Very beautiful, Michael. Thanks for the inspiration – and the education.
Thanks Ian!
Michael – thanks for posting your wonderful work – truly world class stuff. Great to meet you in Klamath.
Thanks very much Steve! it was great to meet you and Colleen, and Claudia and I hope we’ll run into you again.
Nice work, Michael. Definitely has that primeval feeling… It’s been a while since my class with you in the Valley (Fall ’09). But, I have been shooting quite a bit since then up here in AK. Best, Ralph
Thank you Ralph. It’s nice to hear from you, and I’m glad to hear that you’ve been making lots of photos up there.
Great work again Michael in that magical land of redwoods,rhodies, and fog.
Glad you were able to get up there again with Claudia.
I was able to make it up there near the end of last month to shoot in some fog and although a lot of the Rhodies in the old growth forest areas had not bloomed yet we were able to see a lot of different blooming wildflowers including two different types of trillium plants. Plan to go up there again very soon and hope to capture some of that magical fog softened light (like your incredible last year shots) with some blooming Rhodies. Do you think there will be still some blooming now? I also enjoy all the lichen growing on all the Sitka trees and hanging down from branches, soaked with drops from the moist foggy air.
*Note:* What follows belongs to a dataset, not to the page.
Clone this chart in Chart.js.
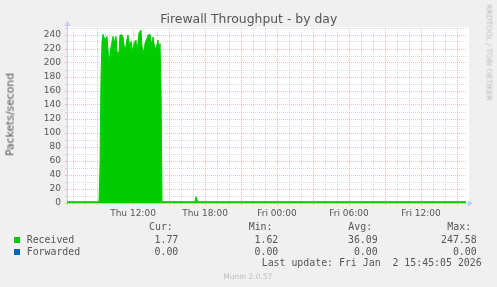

Thank you Wayne – glad you like these. I think there may still be some rhodies blooming. When we were there June 1-3 most were in bloom, and some were past, but in the dense forests in Del Norte SP some were just coming out, so they may still be in good shape. Overall it does not seem like a great year for rhododendrons though.
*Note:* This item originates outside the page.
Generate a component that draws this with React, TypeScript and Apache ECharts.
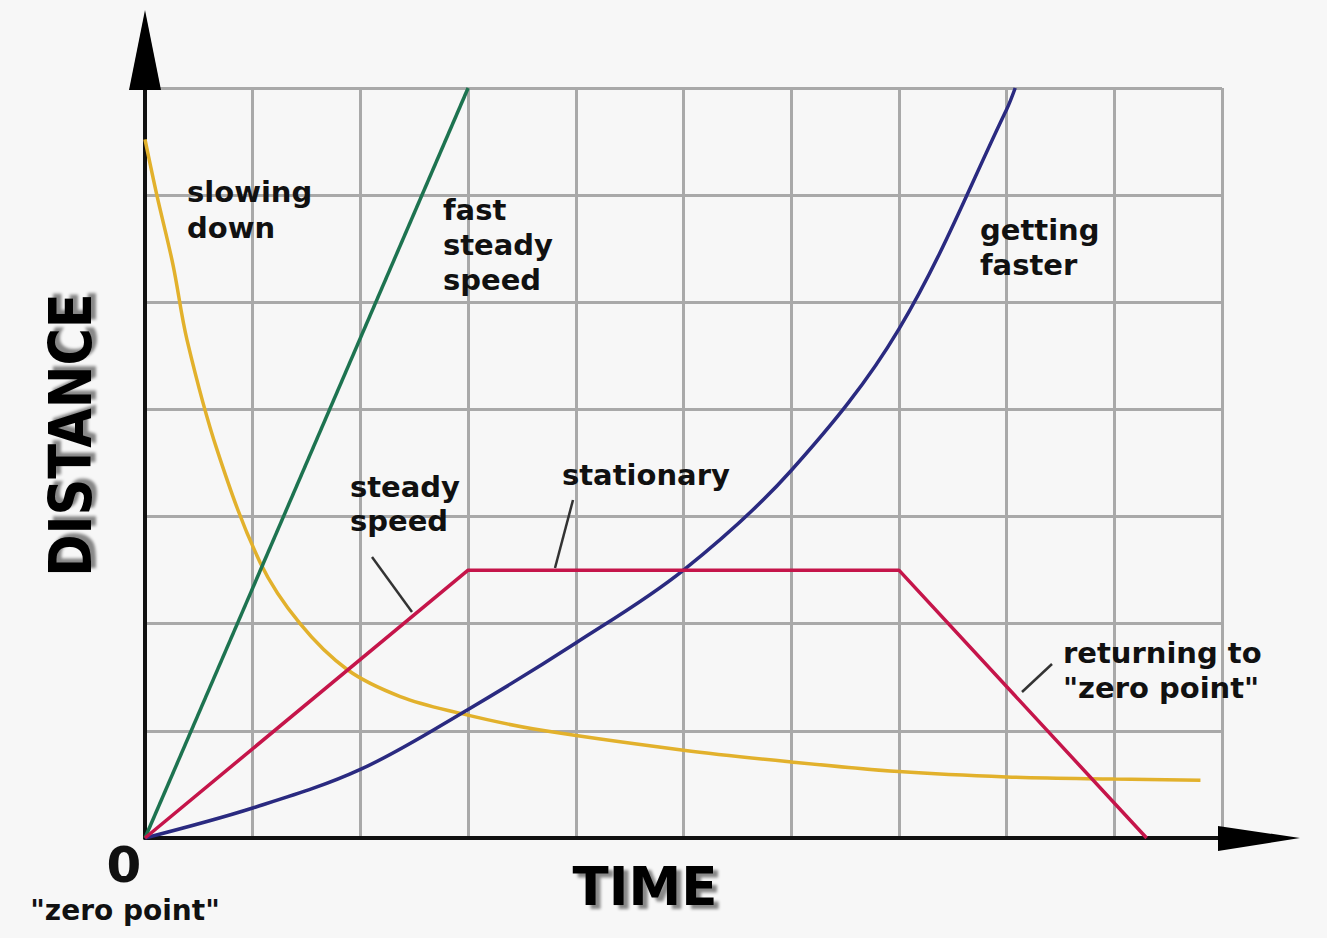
import React, { useEffect, useRef } from "react";
import * as echarts from "echarts";

// Data (time units on x, distance units on y)
const fastSteadySpeed: number[][] = [[0, 0], [3, 7]];
const steadyStationaryReturn: number[][] = [[0, 0], [3, 2.5], [7, 2.5], [9.3, 0]];
const gettingFaster: number[][] = [
  [0, 0], [1, 0.28], [2, 0.64], [3, 1.2], [4, 1.82], [5, 2.5], [6, 3.43], [7, 4.75], [8, 6.8], [8.08, 7],
];
const slowingDown: number[][] = [
  [0, 6.52], [0.11, 6.0], [0.26, 5.35], [0.39, 4.65], [0.67, 3.62], [1.07, 2.57], [1.44, 2.0],
  [1.88, 1.57], [2.37, 1.32], [2.9, 1.17], [3.6, 1.02], [5, 0.82], [6, 0.71], [7, 0.62],
  [8, 0.57], [9, 0.55], [9.8, 0.54],
];
const xRange = [0, 10];
const yRange = [0, 7];

const FONT = "'DejaVu Sans', sans-serif";

function label(text: string, x: number, y: number, size = 29, align = "left") {
  return {
    type: "text",
    x,
    y,
    z: 50,
    style: {
      text,
      fill: "#111",
      font: `bold ${size}px ${FONT}`,
      textAlign: align,
      textVerticalAlign: "middle",
    },
  };
}

function leader(x1: number, y1: number, x2: number, y2: number) {
  return {
    type: "line",
    z: 40,
    shape: { x1, y1, x2, y2 },
    style: { stroke: "#333", lineWidth: 2.5 },
  };
}

export default function App() {
  const ref = useRef<HTMLDivElement>(null);
  useEffect(() => {
    const chart = echarts.init(ref.current!, undefined, { renderer: "svg" });
    const lineCommon = { type: "line", showSymbol: false, symbol: "none", z: 5 };
    chart.setOption({
      animation: false,
      backgroundColor: "#f7f7f7",
      grid: { left: 145, right: 105, top: 88, bottom: 100 },
      xAxis: {
        type: "value",
        min: xRange[0],
        max: xRange[1],
        interval: 1,
        axisLabel: { show: false },
        axisTick: { show: false },
        axisLine: { show: true, onZero: false, lineStyle: { color: "#111", width: 4 } },
        splitLine: { show: true, lineStyle: { color: "#a9a9a9", width: 3 } },
      },
      yAxis: {
        type: "value",
        min: yRange[0],
        max: yRange[1],
        interval: 1,
        axisLabel: { show: false },
        axisTick: { show: false },
        axisLine: { show: true, onZero: false, lineStyle: { color: "#111", width: 4 } },
        splitLine: { show: true, lineStyle: { color: "#a9a9a9", width: 3 } },
      },
      series: [
        { ...lineCommon, name: "slowing down", data: slowingDown, smooth: 0.35,
          lineStyle: { color: "#e2b12c", width: 3.5 } },
        { ...lineCommon, name: "fast steady speed", data: fastSteadySpeed,
          lineStyle: { color: "#1d7350", width: 3.5 } },
        { ...lineCommon, name: "getting faster", data: gettingFaster, smooth: 0.35,
          lineStyle: { color: "#2a2a80", width: 3.5 } },
        { ...lineCommon, name: "steady speed", data: steadyStationaryReturn,
          lineStyle: { color: "#c5154a", width: 3.5 } },
      ],
      graphic: [
        // axis arrows
        { type: "polygon", z: 60, shape: { points: [[129, 90], [161, 90], [145, 10]] }, style: { fill: "#000" } },
        { type: "polygon", z: 60, shape: { points: [[1218, 826], [1218, 851], [1300, 838]] }, style: { fill: "#000" } },
        // annotations
        label("slowing", 187, 192),
        label("down", 187, 228),
        label("fast", 443, 210),
        label("steady", 443, 245),
        label("speed", 443, 280),
        label("getting", 980, 230),
        label("faster", 980, 265),
        label("steady", 350, 487),
        label("speed", 350, 521),
        label("stationary", 562, 475),
        label("returning to", 1063, 653),
        label("\"zero point\"", 1063, 688),
        leader(372, 557, 412, 612),
        leader(573, 500, 555, 568),
        leader(1052, 664, 1022, 692),
        // origin
        label("0", 124, 865, 50, "center"),
        label("\"zero point\"", 125, 910, 28, "center"),
        // axis titles with shadow
        {
          type: "text", x: 645, y: 886, z: 31,
          style: {
            text: "TIME", fill: "#000", font: `bold 53px ${FONT}`, textAlign: "center", textVerticalAlign: "middle",
            textShadowColor: "rgba(0,0,0,0.45)", textShadowBlur: 3, textShadowOffsetX: 5, textShadowOffsetY: 4,
          },
        },
        {
          type: "text", x: 71, y: 435, z: 31, rotation: Math.PI / 2, scaleX: 0.88,
          style: {
            text: "DISTANCE", fill: "#000", font: `bold 58px ${FONT}`, textAlign: "center", textVerticalAlign: "middle",
            textShadowColor: "rgba(0,0,0,0.45)", textShadowBlur: 3, textShadowOffsetX: 4, textShadowOffsetY: 5,
          },
        },
      ],
    });
    return () => chart.dispose();
  }, []);
  return (
    <div
      ref={ref}
      style={{ position: "fixed", left: 0, top: 0, width: 1327, height: 938, background: "#f7f7f7" }}
    />
  );
}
Beautiful. Would love to see a tutorial on how you processed the file. Very luminous.
Thanks Jay! I think about that tutorial… 🙂
Michael,
Thank you for the wonderful ebook on taking the right exposure.
Have you considered doing a 2nd ebook on using LR 4 on the same images in the first ebook? I for one would jump on the opportunity to purchase this 2nd ebook.
Thanks Walter – glad you like the Exposure eBook. I’ve had a lot of requests for a second “Light & Land” eBook using Lightroom 4, so it’s definitely something I’d like to do.